Zarog case continues

Zarog’s head injury; Photo credit: Free use

Friday, December 18, 2020, 11:31 Yitzhar resident Neria Zarog made headlines when he refused to leave his home and his family after receiving an administrative distancing order. To express his unbreakable connection to his land and to passively resist the order, before policemen came to detain him, he chained himself to a large, bulky device in his home. The entire process of Zarog’s detention was recorded by cameras which were placed in his home without the knowledge of the police. The documentation shows that the policemen and the personnel from the fire fighting authority were brutal, caused Zarog pain and moreover injured him. After Zarog was removed from his home, he was detained and taken to the hospital. The following morning the Petah Tikva Magistrates Court rejected the police request to extend his remand and ordered him released to house arrest. See here for more details about this case and here for more cases about Neriya Zarog.

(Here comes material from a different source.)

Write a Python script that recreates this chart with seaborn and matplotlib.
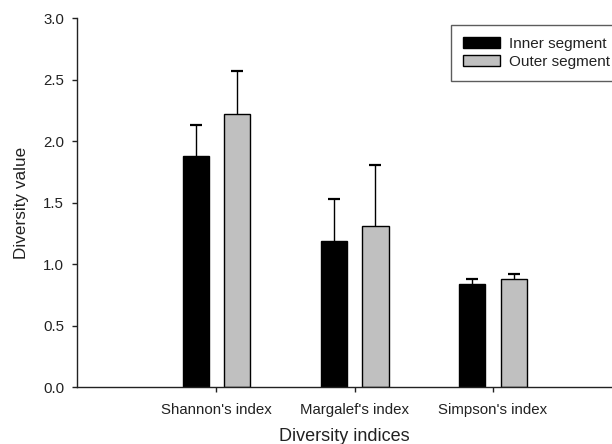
import matplotlib
matplotlib.use("Agg")
import matplotlib.pyplot as plt
import seaborn as sns
import pandas as pd

# Diversity indices for the two segments (mean and standard deviation)
categories = ["Shannon's index", "Margalef's index", "Simpson's index"]
segments = ["Inner segment", "Outer segment"]
inner_mean = [1.88, 1.19, 0.84]
outer_mean = [2.22, 1.31, 0.88]
inner_sd = [0.25, 0.34, 0.04]
outer_sd = [0.35, 0.50, 0.04]

df = pd.DataFrame({
    "index": categories * 2,
    "segment": [segments[0]] * 3 + [segments[1]] * 3,
    "value": inner_mean + outer_mean,
})
sd_by_segment = {segments[0]: inner_sd, segments[1]: outer_sd}

sns.set_theme(style="white")
plt.rcParams["font.family"] = ["Liberation Sans", "DejaVu Sans"]

fig = plt.figure(figsize=(6.12, 4.44), dpi=100)
ax = fig.add_axes([0.1253, 0.1277, 0.8747, 0.8311])

sns.barplot(
    data=df, x="index", y="value", hue="segment",
    order=categories, hue_order=segments,
    palette=["#000000", "#c0c0c0"],
    width=0.6, gap=0.37, errorbar=None,
    edgecolor="black", linewidth=1.0, ax=ax, saturation=1,
)

# upward-only error bars with a cap on top of each bar
for container, seg in zip(ax.containers, segments):
    xs = [p.get_x() + p.get_width() / 2 for p in container.patches]
    ys = [p.get_height() for p in container.patches]
    sd = sd_by_segment[seg]
    _, caps, _ = ax.errorbar(xs, ys, yerr=[[0] * len(sd), sd], fmt="none",
                             ecolor="black", elinewidth=1.0, capsize=4.2,
                             capthick=1.6, zorder=3)
    caps[0].set_visible(False)  # no cap at the bar top itself

ax.set_ylim(0, 3.0)
ax.set_xlim(-1.01, 2.86)
ax.set_yticks([0.0, 0.5, 1.0, 1.5, 2.0, 2.5, 3.0])
ax.set_yticklabels([f"{v:.1f}" for v in [0.0, 0.5, 1.0, 1.5, 2.0, 2.5, 3.0]])

for side in ["top", "right"]:
    ax.spines[side].set_visible(False)
for side in ["left", "bottom"]:
    ax.spines[side].set_color("#222222")
    ax.spines[side].set_linewidth(1.0)

ax.tick_params(axis="both", which="major", direction="out", length=3.5,
               width=1.0, color="#222222", labelsize=10.8, labelcolor="#222222")
ax.tick_params(axis="x", pad=7.5)
ax.tick_params(axis="y", pad=5.5)
ax.tick_params(left=True, bottom=True)

ax.set_xlabel("Diversity indices", fontsize=13, color="#222222", labelpad=8)
ax.set_ylabel("Diversity value", fontsize=12.3, color="#222222", labelpad=10)

leg = ax.legend(
    loc="upper left", bbox_to_anchor=(450.7 / 612, 1 - 25 / 444),
    bbox_transform=fig.transFigure, fontsize=11, frameon=True,
    fancybox=False, handlelength=2.4, handleheight=0.72,
    handletextpad=0.62, borderpad=0.8, labelspacing=0.25, borderaxespad=0,
)
leg.get_frame().set_edgecolor("#333333")
leg.get_frame().set_linewidth(1.0)
for t in leg.get_texts():
    t.set_color("#222222")

fig.savefig("out.png", dpi=100)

Zarog shortly before his detention; Photo credit: Free use

Currently, in the framework of amending Zarog’s indictment in the case being handled against him in the Petah Tikva Magistrates Court, the extent of the resources invested in detaining him has been revealed: at least 80 policemen, including officers, 21 police vehicles, and two helicopters. According to the prosecution, the cost of enforcing the order was 150,000 NIS, not including court costs and legal fees.
Honenu Attorney Moshe Poleski, who is representing Neriya Zarog: “I have never seen anything like the detailing in the indictment of the cost of enforcing the order. This is an illogical and unacceptable practice. I have never encountered an indictment like this, not even concerning terrorists, in which the number of soldiers who participated in the chase or how many soldiers arrived at the scene of a terror attack is stated. Certainly there is nothing like this in indictments of criminal offenders charged with serious crimes. We have never heard of the police specifying how much the forensic analysis cost and what the salaries of the policemen who took a complaint are. This section [of the charges] is entirely persecution and selective enforcement, which furthermore proves that these are not regular criminal proceedings but rather harassment of Zarog by the authorities.
“This is an insane situation. Hundreds of thousands of shekels belonging to the public coffers are being wasted. The funds invested in the detention could have supported entire families for a long time. It seems that there are grounds for an investigative committee to examine who gave the orders and what the considerations for carrying out the detention were.”
In conclusion, Poleski wrote, “One must remember that this was a very unusual order instructing a young man to leave his home and his family. Merely serving the administrative order, and the anomalous detention of the youth involving a huge investment of funds from the public coffers, is selective enforcement, unacceptable and superfluous, which indicates a loss of proportionality on the part of the Israeli Police, who, purely out of ulterior and unacceptable considerations, wasted hundreds of thousands of shekels of public funds. The funds come out of the pockets of all of us, and for what? To distance a young father from his home. The unacceptable use of administrative orders must be stopped, and Zarog’s indictment must be canceled.”
Honenu: “The policy of the Israeli Police to devote extensive resources to enforcing administrative orders and minor restrictions against youths involved with establishing hilltops in the Land of Israel is scandalous in and of itself, but when the absurdity reaches levels such as this, all the more so. In an unprecedented step, the State of Israel is demanding that Neriya Zarog be obligated to pay the outrageous sum which was invested in his showcase detention. This has never been done with any defendant, not with a terrorist, not with a rapist, and not with a drug dealer.
“The time has come for the relevant cabinet minister to examine who is ordering the police to take millions of shekels from our pockets for pursuing youths, innocent youths, who are building communities in Israel for the benefit of all of us. At whose expense and at the expense of what are the funds being allocated? Who determined this set of priorities?”